Where on that page does it shows that they are at same clock?Not really:
I think due to JEDEC timings and speeds Anandtech is showing the baseline that is pretty much the best case for Zen3 vs ADL comparison. ZEN is able to buffer horrible memory latency with huge caches and somewhat faster memory controller.
While people value Anandtech results as baseline, they are only relevant for OEM systems and frankly should not even be discussed on enthusiast forums, nor those IPC values hold much relevance. Chips with 1.7% SPEC IPC advantage don't go and beat ZEN3 by tens of % all around the web.
I fully expect Z3D to have better IPC in Anandtech testing, while at same time getting soundly beaten by those monster DDR5 6000 machines. The gap once memory subsystem is unchained is just huge and shown everywhere else except than on Anandtech.
Check out the TPU link.
Same here. If I was buying now with gaming as my main activity - I’d buy a 12600K and be done with it. Saving dollars towards an expensive GPU would be the main driver.
That’s only one class of application I use on my system; another class is virtual machines, and core count wins. I’m not fussy on power as I'm not running any DC projects on my system anymore, so long as I don’t have to shell out for an expensive 1.2KW PSU, I’m fine 🙂.

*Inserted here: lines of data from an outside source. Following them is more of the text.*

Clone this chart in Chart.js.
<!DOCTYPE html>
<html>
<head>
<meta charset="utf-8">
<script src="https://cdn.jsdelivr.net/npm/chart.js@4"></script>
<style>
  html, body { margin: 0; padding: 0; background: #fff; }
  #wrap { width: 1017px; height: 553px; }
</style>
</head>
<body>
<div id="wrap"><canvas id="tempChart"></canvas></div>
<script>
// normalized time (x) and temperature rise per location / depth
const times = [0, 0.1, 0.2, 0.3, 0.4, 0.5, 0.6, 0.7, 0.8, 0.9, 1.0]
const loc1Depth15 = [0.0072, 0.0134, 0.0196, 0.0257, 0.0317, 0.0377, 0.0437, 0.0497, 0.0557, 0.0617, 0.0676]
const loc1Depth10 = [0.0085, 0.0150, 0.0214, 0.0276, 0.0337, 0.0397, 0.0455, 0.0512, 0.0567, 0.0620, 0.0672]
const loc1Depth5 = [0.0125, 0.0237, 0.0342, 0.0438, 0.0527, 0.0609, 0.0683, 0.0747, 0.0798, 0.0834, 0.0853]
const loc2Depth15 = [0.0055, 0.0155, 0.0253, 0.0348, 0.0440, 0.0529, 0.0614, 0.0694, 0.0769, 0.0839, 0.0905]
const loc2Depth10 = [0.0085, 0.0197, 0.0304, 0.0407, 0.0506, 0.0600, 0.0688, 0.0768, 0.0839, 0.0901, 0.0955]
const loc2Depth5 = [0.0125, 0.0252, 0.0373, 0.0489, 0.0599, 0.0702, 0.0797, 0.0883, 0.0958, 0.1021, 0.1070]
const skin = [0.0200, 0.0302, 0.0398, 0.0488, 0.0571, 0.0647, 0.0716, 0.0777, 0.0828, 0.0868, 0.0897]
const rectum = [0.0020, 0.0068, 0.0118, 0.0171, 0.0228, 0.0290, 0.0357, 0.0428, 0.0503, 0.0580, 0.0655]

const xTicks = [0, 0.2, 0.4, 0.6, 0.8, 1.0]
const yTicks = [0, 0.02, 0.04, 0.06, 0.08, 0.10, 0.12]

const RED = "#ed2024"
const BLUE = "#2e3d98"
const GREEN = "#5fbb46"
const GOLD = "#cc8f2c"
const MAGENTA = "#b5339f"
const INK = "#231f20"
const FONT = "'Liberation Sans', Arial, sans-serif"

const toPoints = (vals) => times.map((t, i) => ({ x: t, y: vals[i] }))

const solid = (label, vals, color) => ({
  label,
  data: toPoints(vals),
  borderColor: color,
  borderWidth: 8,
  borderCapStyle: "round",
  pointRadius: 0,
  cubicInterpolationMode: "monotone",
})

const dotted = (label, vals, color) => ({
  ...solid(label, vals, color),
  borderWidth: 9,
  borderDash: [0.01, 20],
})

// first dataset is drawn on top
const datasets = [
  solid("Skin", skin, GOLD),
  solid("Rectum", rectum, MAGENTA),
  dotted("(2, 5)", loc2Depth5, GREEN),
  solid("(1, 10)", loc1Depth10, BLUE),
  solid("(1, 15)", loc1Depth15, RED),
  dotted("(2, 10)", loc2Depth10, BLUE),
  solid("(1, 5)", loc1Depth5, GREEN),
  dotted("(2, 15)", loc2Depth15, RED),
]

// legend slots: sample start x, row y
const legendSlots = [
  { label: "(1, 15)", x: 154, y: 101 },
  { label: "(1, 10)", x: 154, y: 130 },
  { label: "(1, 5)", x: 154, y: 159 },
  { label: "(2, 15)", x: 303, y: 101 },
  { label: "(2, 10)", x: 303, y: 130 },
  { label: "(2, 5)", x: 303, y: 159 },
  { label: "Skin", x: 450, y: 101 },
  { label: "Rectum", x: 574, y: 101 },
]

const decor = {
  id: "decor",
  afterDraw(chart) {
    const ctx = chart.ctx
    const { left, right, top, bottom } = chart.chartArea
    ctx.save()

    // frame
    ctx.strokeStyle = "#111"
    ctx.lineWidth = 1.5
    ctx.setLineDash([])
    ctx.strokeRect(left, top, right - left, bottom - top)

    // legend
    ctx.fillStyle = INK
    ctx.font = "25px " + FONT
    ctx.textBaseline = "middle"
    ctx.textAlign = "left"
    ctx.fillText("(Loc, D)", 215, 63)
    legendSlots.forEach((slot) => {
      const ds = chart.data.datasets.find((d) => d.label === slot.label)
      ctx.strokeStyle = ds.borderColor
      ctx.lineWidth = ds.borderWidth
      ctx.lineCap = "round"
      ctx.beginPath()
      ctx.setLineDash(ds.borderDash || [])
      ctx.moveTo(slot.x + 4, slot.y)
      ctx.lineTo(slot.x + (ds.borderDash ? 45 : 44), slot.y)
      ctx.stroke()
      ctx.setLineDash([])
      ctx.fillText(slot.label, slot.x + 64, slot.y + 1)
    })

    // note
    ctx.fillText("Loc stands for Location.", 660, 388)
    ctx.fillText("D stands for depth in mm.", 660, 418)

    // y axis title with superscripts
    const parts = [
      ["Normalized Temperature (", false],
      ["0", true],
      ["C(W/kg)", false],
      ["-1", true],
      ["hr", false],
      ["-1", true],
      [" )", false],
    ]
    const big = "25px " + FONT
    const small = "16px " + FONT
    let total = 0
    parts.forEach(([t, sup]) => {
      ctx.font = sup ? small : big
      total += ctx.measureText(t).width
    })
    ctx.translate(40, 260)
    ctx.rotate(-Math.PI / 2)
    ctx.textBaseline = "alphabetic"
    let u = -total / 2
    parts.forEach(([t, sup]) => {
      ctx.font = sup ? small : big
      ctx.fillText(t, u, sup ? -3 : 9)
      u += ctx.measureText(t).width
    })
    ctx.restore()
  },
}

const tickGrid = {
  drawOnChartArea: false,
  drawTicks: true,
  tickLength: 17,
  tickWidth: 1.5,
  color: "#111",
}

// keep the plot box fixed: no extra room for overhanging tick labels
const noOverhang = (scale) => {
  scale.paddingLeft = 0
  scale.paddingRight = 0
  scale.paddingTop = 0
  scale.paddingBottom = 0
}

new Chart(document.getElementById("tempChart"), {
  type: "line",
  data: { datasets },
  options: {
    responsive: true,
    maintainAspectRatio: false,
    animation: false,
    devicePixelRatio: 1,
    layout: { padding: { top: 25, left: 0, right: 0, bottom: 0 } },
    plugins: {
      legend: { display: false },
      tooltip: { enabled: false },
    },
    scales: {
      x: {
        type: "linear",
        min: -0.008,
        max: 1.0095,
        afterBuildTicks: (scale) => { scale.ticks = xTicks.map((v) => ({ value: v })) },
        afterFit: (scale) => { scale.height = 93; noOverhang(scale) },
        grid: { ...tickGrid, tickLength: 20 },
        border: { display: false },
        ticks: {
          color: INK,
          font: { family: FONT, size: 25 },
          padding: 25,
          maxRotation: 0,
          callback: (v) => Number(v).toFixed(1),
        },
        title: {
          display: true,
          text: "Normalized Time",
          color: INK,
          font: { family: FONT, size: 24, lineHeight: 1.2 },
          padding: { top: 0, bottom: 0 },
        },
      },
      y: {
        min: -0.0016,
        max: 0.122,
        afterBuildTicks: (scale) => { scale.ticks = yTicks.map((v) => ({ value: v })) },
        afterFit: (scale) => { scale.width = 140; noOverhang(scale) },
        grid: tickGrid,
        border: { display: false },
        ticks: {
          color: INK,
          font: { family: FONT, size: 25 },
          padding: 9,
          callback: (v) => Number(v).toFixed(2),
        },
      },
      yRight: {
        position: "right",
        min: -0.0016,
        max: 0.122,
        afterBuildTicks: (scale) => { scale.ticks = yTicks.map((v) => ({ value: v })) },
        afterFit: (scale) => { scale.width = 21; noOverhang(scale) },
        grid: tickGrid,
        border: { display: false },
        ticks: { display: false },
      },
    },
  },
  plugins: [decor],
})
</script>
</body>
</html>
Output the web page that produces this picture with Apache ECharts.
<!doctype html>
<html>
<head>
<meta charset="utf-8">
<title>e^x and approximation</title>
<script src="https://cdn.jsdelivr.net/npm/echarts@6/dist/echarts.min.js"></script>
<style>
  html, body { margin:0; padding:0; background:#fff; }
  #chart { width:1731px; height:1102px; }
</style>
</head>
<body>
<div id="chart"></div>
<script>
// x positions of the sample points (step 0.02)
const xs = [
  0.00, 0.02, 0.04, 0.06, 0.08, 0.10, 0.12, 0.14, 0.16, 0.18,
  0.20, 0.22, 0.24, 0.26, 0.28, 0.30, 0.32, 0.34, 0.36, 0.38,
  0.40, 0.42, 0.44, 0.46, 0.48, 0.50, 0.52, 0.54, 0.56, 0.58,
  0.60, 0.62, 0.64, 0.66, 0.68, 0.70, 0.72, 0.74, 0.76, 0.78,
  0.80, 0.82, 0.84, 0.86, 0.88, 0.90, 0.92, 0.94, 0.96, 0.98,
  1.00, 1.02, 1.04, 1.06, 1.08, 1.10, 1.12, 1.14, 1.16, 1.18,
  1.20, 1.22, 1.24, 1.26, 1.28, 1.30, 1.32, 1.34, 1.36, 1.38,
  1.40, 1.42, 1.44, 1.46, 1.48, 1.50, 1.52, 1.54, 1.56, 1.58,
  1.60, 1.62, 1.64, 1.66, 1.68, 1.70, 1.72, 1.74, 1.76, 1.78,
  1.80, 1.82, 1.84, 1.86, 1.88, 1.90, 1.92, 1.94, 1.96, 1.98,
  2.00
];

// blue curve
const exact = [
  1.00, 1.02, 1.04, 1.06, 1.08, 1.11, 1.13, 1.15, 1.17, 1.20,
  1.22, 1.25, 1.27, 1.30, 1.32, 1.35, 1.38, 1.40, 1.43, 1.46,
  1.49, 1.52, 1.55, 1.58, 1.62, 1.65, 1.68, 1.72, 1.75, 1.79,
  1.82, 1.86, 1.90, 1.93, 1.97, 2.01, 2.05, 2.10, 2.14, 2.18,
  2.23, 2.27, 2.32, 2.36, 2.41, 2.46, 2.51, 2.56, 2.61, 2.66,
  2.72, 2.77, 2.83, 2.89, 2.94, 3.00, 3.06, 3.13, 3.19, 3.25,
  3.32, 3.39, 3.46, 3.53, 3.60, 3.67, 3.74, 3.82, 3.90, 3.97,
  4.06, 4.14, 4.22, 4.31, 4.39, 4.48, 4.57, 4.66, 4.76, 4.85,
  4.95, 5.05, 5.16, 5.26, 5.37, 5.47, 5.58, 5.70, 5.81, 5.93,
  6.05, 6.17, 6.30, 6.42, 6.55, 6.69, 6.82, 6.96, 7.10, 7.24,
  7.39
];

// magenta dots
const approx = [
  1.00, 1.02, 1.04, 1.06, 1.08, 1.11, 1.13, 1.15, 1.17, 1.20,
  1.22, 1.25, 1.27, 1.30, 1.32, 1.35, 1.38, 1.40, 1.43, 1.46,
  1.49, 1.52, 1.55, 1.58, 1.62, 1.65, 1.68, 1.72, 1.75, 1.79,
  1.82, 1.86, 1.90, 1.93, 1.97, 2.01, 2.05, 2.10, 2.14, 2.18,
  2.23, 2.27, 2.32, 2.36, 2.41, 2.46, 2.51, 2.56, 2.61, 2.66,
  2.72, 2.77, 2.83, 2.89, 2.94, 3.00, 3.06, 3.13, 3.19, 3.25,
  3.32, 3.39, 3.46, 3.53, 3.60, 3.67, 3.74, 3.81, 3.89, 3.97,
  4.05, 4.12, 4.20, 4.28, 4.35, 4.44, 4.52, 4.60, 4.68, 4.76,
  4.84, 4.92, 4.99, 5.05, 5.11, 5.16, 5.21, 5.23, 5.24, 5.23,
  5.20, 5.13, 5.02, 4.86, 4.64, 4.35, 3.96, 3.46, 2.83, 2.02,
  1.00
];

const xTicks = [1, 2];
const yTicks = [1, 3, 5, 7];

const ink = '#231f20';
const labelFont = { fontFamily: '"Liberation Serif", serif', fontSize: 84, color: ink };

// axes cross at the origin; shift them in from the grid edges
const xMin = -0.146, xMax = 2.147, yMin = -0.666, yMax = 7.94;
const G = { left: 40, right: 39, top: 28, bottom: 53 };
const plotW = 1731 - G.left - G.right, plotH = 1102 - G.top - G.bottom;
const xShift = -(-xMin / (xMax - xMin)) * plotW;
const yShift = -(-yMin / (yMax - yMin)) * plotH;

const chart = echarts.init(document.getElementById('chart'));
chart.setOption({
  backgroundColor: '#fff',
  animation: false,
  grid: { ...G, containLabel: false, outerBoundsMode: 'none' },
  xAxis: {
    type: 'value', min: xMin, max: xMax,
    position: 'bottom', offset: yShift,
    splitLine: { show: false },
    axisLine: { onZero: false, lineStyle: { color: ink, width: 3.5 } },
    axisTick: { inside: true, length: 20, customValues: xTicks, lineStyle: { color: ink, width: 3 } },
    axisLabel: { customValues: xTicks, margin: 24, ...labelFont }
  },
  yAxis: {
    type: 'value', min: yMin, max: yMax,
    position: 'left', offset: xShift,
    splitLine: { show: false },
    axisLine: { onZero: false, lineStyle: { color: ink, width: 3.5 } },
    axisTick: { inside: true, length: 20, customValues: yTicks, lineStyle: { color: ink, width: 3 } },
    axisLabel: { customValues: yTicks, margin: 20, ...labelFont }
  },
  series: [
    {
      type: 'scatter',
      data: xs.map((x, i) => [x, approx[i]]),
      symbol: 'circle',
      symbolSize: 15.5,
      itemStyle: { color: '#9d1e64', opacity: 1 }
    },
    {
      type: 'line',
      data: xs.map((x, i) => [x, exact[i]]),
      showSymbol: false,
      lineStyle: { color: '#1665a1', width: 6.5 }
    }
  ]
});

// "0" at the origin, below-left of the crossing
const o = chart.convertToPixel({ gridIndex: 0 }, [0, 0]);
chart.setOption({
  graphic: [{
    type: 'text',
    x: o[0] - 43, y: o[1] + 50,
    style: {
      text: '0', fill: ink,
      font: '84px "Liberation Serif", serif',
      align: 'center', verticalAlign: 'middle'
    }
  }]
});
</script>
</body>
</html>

"In concrete terms, this means that a Ryzen 9 5950X in Eco mode with a maximum of 88 watts beats a Core i9-12900K with 88 watts by 8 percent in the editors' course"This below quote from that link is what makes me leary of Alder Lake: (not to mention the temps)
"AMD Zen 3 is more efficient
At the upper end of the power, it becomes clear that a Ryzen 5 5950X with 16 "large" Zen 3 cores is faster with 142 watts (max. permanent power consumption ex works) than a Core i9-12900K with up to 241 watts, i.e. much more efficient. And even in the 65-watt region, things are getting tight for Alder Lake. Although Ryzen 5000 with Zen 3 cores consumes comparatively little energy even under full load, this architecture can also work much more efficiently if the clock is lowered.
In concrete terms, this means that a Ryzen 9 5950X in Eco mode with a maximum of 88 watts beats a Core i9-12900K with 88 watts by 8 percent in the editors' course, the 65-watt configuration highlighted by Intel even by 33 percent (with 35 percent higher consumption). A test of the Ryzen 9 5950X with 65 watts is still pending, but both platforms should not take much at this level – AMD's classic approach with a type core is intel's hybrid approach here at least equal and at the upper end of performance still clearly superior.
"
So my take... Performance on sustained workloads, good, but a lot higher power use than 5950x. Gaming, they win by a small amount. For my use case (sustained 100% load, all cores) the power usage is a killer, so I won't be getting these. For a gamer ? its a winner. But the 12600k or 12700k....
Edit: I think the low power usage in games is due to the E cores being used primarily, as I doubt the CPU load is high, so the scheduler selects the E cores ????
Edit2: and the temps ??? I did not see what cooler, but a lot higher than Ryzen.
"In concrete terms, this means that a Ryzen 9 5950X in Eco mode with a maximum of 88 watts beats a Core i9-12900K with 88 watts by 8 percent in the editors' course"
So 8% less efficient (if that's how you calculate that) for $200 less, I guess in some countries electricity is expensive enough for this to make your money back pretty fast but otherwise...
Why is that weird? L3 cache lookup needs to happen during any request. Is Ian suggesting that Intel should prevent L3 lookups for all inter-core requests in the E-core cluster? That will lead to an even slower main memory access for most workloads.